Sénégal Airlines peut-il assurer le transport du Pèlerinage à la Mecque?
Les performances et contre-performances de la compagnie aérienne sélectionnée pour assurer le transport des pèlerins sénégalais vers la Mecque constituent un facteur déterminant dans la réussite ou l’échec de l’organisation du Pèlerinage aux Lieux Saints de l’Islam.
Le pèlerin est aux anges quand il arrive à Médine sans connaitre de retard ou de perturbation de son vol. Mais il l’est davantage quand, au bout d’un mois, après un pèlerinage rythmé d’endurances de toutes sortes, il retrouve son pays et ses parents sans subir les fâcheux ratés du transport aérien qui prolongent au sol les ennuis d’un pèlerin épuisé.
Une des conséquences les plus regrettables des contre-performances de ces compagnies se manifeste quand la cherté du billet d’avion ne met pas à l’abri les pèlerins, obligés de dormir à la belle étoile, à même le sol ou sur des lits de fortune que constituent les bancs de l’aéroport de Djeddah. Les plus chanceux en cas de défaillance sur le planning des vols retour, vont ruminer leur mal dans les hôtels en attendant que l’oiseau de fer reprenne son envol.
S’il est vrai que les aléas techniques resteront toujours en compagnie de l’homme, il est tout aussi vrai qu’une bonne gestion de l’information permet d’éviter bien des déboires. Autrement dit, il suffit quelques fois d’informer à temps les parties concernées pour minimiser les impairs. Il faut reconnaître que ces dernières années, de tels manquements, bien qu’ils demeurent, se font de plus en plus rares. Cependant, le prix du billet reste anormalement élevé.
Le Sénégal a l’habitude de procéder annuellement à un appel d’offre international pour sélectionner la compagnie aérienne en charge du pèlerinage. L’expérience a montré que le transport aérien a fluctué en dents de scie depuis toujours avec ses lots de déboires malgré la participation de compagnies variées ; africaines (Air Afrique), sénégalaises (Air Sénégal international, Sénégal Air Lines) ou étrangères (Saudia ou la compagnie privée saoudienne Zam-Zam).
Aujourd’hui, Le prix encore élevé du billet pour la Mecque s’explique en grande partie par un choix tardif lié à la procédure d’appel d’offre. Si le choix est connu très tôt, la compagnie aura toute la latitude de bénéficier des meilleures offres disponibles juste après le pèlerinage pour anticiper sur la prochaine saison. C’est tout le contraire de ce qui s’est passé jusqu’en 2013 où le choix n’est opéré qu’à trois voire deux mois du pèlerinage, donc au moment où les prix de location des avions montent en flèche.
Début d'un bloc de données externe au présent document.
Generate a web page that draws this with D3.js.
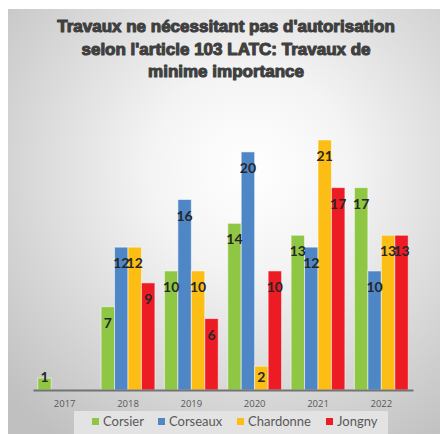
<!DOCTYPE html>
<html><head><meta charset="utf-8">
<script src="https://cdn.jsdelivr.net/npm/d3@7"></script>
<style>html,body{margin:0;padding:0;background:#fff;}svg{display:block;}</style>
</head><body>
<svg id="c" width="440" height="434"></svg>
<script>
const years = ["2017","2018","2019","2020","2021","2022"];
const seriesNames = ["Corsier","Corseaux","Chardonne","Jongny"];
const colors = ["#8fc744","#4f86c6","#fcbd14","#ed1c24"];
const corsier   = [1, 7, 10, 14, 13, 17];
const corseaux  = [null, 12, 16, 20, 12, 10];
const chardonne = [null, 12, 10, 2, 21, 13];
const jongny    = [null, 9, 6, 10, 17, 13];
const titleLines = ["Travaux ne nécessitant pas d'autorisation","selon l'article 103 LATC: Travaux de","minime importance"];

const values = [corsier, corseaux, chardonne, jongny];
const svg = d3.select("#c");
const defs = svg.append("defs");
const rg = defs.append("radialGradient").attr("id","bg")
  .attr("gradientUnits","userSpaceOnUse").attr("cx",250).attr("cy",170).attr("r",330);
rg.append("stop").attr("offset","0").attr("stop-color","#ffffff");
rg.append("stop").attr("offset","0.3").attr("stop-color","#f4f4f4");
rg.append("stop").attr("offset","1").attr("stop-color","#c0c0c0");

svg.append("rect").attr("x",8).attr("y",9).attr("width",432).attr("height",425).attr("fill","url(#bg)");

// title
svg.append("g").selectAll("text").data(titleLines).join("text")
  .attr("x",226).attr("y",(d,i)=>32+i*22.5)
  .attr("text-anchor","middle")
  .attr("font-family","'Liberation Sans', Arial, sans-serif")
  .attr("font-weight","bold").attr("font-size",17)
  .attr("fill","#3f3f3f").attr("stroke","#3f3f3f").attr("stroke-width",1.1)
  .attr("stroke-linejoin","round")
  .text(d=>d);

const x0 = d3.scaleBand().domain(years).range([33,413]).paddingInner(0.15).paddingOuter(0.075);
const x1 = d3.scaleBand().domain(seriesNames).range([0,x0.bandwidth()]).padding(0);
const y = d3.scaleLinear().domain([0,21]).range([390,140]);

const data = [];
years.forEach((yr,i)=>seriesNames.forEach((s,j)=>{
  const v = values[j][i];
  if (v!=null) data.push({yr, s, j, v});
}));

const g = svg.append("g");
g.selectAll("rect").data(data).join("rect")
  .attr("x",d=>x0(d.yr)+x1(d.s))
  .attr("y",d=>y(d.v))
  .attr("width",x1.bandwidth())
  .attr("height",d=>y(0)-y(d.v))
  .attr("fill",d=>colors[d.j])
  .attr("stroke","rgba(255,255,255,0.55)").attr("stroke-width",1);

g.selectAll("text").data(data).join("text")
  .attr("x",d=>x0(d.yr)+x1(d.s)+x1.bandwidth()/2)
  .attr("y",d=>Math.min(y(d.v)+16, 377))
  .attr("dy","0.36em")
  .attr("text-anchor","middle")
  .attr("font-family","Lato, 'Open Sans', sans-serif")
  .attr("font-weight","bold").attr("font-size",14)
  .attr("fill","#262626")
  .text(d=>d.v);

// axis
const ax = svg.append("g").attr("transform","translate(0,390)")
  .call(d3.axisBottom(x0).tickSize(0).tickPadding(10));
ax.select(".domain").attr("stroke","#737373").attr("stroke-width",2);
ax.selectAll("text").attr("font-family","'Open Sans', sans-serif").attr("font-size",9.5).attr("fill","#595959");

// legend
svg.append("rect").attr("x",74).attr("y",411).attr("width",314).attr("height",23).attr("fill","#e3e3e3");
const legX = [92,158,237,326];
const lg = svg.append("g").selectAll("g").data(seriesNames).join("g")
  .attr("transform",(d,i)=>`translate(${legX[i]},418)`);
lg.append("rect").attr("width",7).attr("height",7).attr("fill",(d,i)=>colors[i]);
lg.append("text").attr("x",11).attr("y",3.5).attr("dy","0.36em")
  .attr("font-family","Lato, sans-serif").attr("font-size",13).attr("fill","#595959")
  .text(d=>d);
</script>
</body></html>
S’il faut mettre en concurrence notre compagnie nationale avec des géants du transport aérien tels qu’Emirat, Turkish Air Lines ou même Ethiopian Air Lines qui disposent d’une flotte bien fournie et très expérimentée les chances de notre compagnie nationale sont voisines de zéro. Comment une compagnie obligée de louer des avions peut-elle se mesurer aux détenteurs de ces engins volants et proposer un meilleur prix ? Sa seule chance réside alors dans le désistement de ces derniers quand ils trouvent notre offre inintéressante.
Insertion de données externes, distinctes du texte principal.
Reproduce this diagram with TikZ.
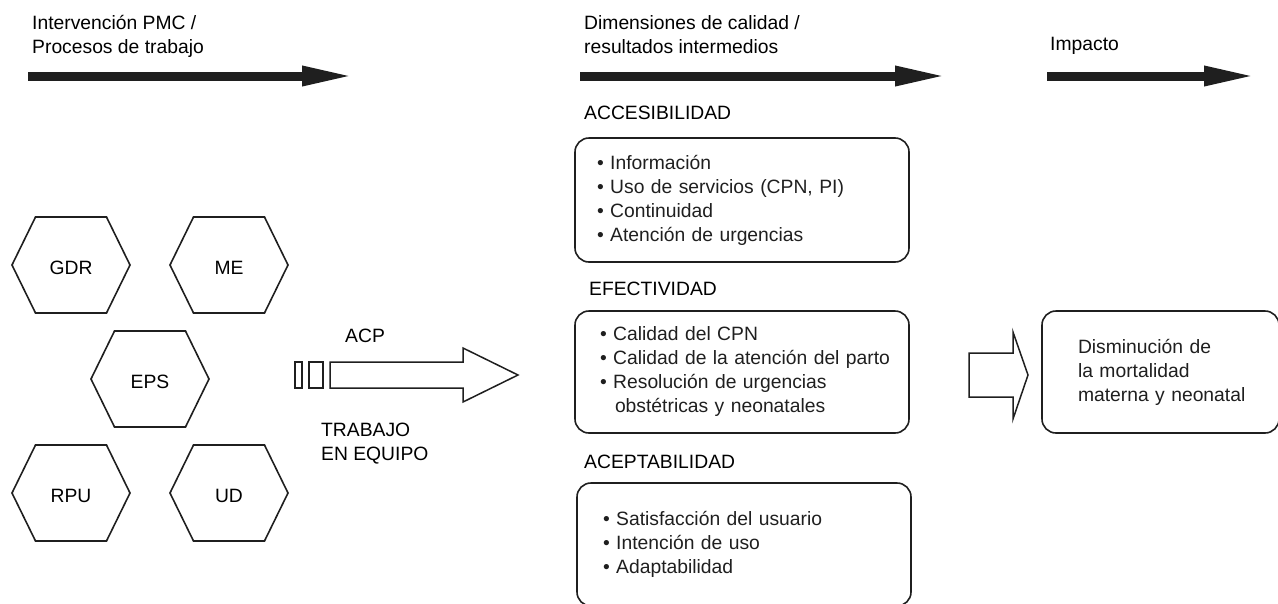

Cependant, les lacunes congénitales qui plombent notre compagnie, constituent-elles une raison suffisante pour notre pays qui se veut émergent, de débrancher les appareils qui la maintiennent encore en vie?
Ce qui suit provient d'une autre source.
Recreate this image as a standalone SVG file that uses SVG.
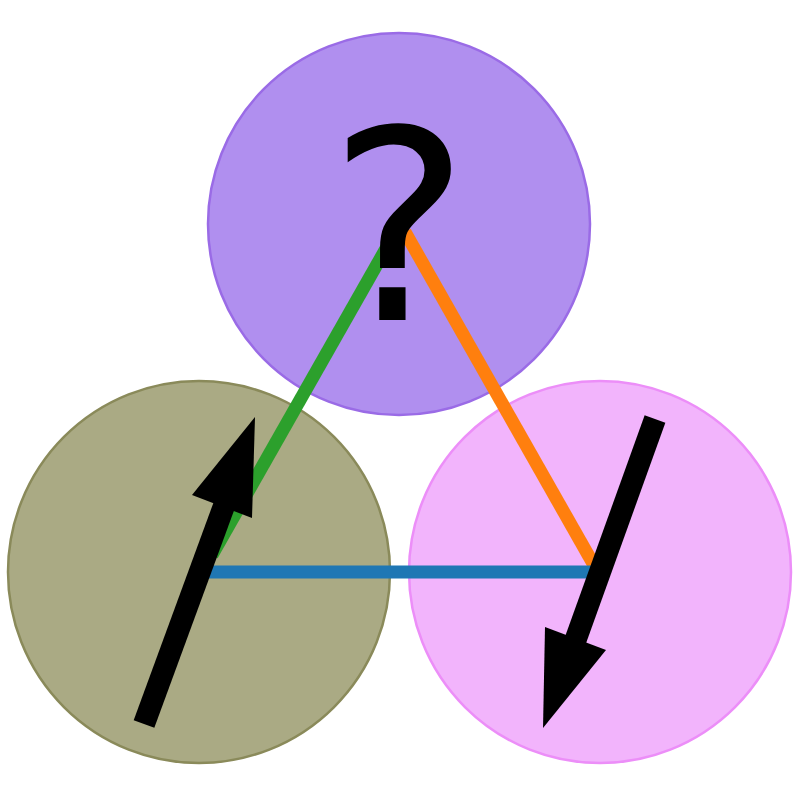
<svg xmlns="http://www.w3.org/2000/svg" width="800" height="800" viewBox="0 0 800 800">
<style>
.c{stroke-width:2.5}
.l{stroke-width:13;fill:none}
.sh{stroke:#000;stroke-width:22}
</style>
<rect width="800" height="800" fill="#fff"/>
<g id="top"><circle class="c" cx="399" cy="224" r="191" fill="#b08fef" stroke="#9a6be6"/></g>
<g id="left"><circle class="c" cx="199" cy="572" r="191" fill="#aaaa84" stroke="#8a8a5a"/></g>
<g id="right"><circle class="c" cx="600" cy="572" r="191" fill="#f2b4fc" stroke="#ec8ef8"/></g>
<g id="connectors">
<line class="l" x1="212" y1="555" x2="392" y2="238" stroke="#2ca02c"/>
<line class="l" x1="405" y1="232" x2="595" y2="567" stroke="#ff7f0e"/>
<line class="l" x1="205" y1="572" x2="592" y2="572" stroke="#1f77b4"/>
</g>
<g id="label"><text x="399" y="320" font-family="DejaVu Sans, sans-serif" font-size="265" text-anchor="middle" fill="#000">?</text></g>
<g id="arrow-up">
<line class="sh" x1="144" y1="724" x2="228" y2="495"/>
<polygon points="255,417 192,495 252,518" fill="#000"/>
</g>
<g id="arrow-down">
<line class="sh" x1="655" y1="419" x2="573" y2="647"/>
<polygon points="543,728 545,627 606,650" fill="#000"/>
</g>
</svg>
L’heure est venue pour l’Etat du Sénégal d’assumer son rôle et de booster l’économie nationale en optant pour notre compagnie nationale qui a besoin d’être soutenue. Sinon, qui le fera à sa place ? Est-il logique de confier ce transport à des compagnies de pays amis tels le Maroc, l’Ethiopie ou même l’Arabie Saoudite ? Imagine-t-on le Sénégal investi de ce rôle dans ces pays ? « Bien sûr que non.
Cela relève de l’absurdité », me dirait-on ! Alors, ce genre de complexe doit être derrière nous. Donnons à notre compagnie nationale, les moyens qu’il faut pour assumer ce rôle. N’est-il pas paradoxal de se doter d’un aéroport flambant neuf digne du 21ème siècle et de s’éterniser dans la location d’avions faute d’une flotte nationale ?
En conclusion, le Sénégal doit supprimer les appels d’offre pour une durée d’au moins deux ans afin de donner à notre compagnie nationale une chance réelle de prendre en charge le transport des pèlerins. Bien sûr qu’il faudrait des garde-fous pour éviter les travers d’un monopole.
Il appartiendra alors à Sénégal Air Lines de trouver un partenaire dans une combinaison ‘gagnant-gagnant’ où les pèlerins bénéficieraient d’un prix du billet accessible, associé à un service de qualité incluant la disponibilité du zam-zam, la gestion des bagages et la régularité des vols.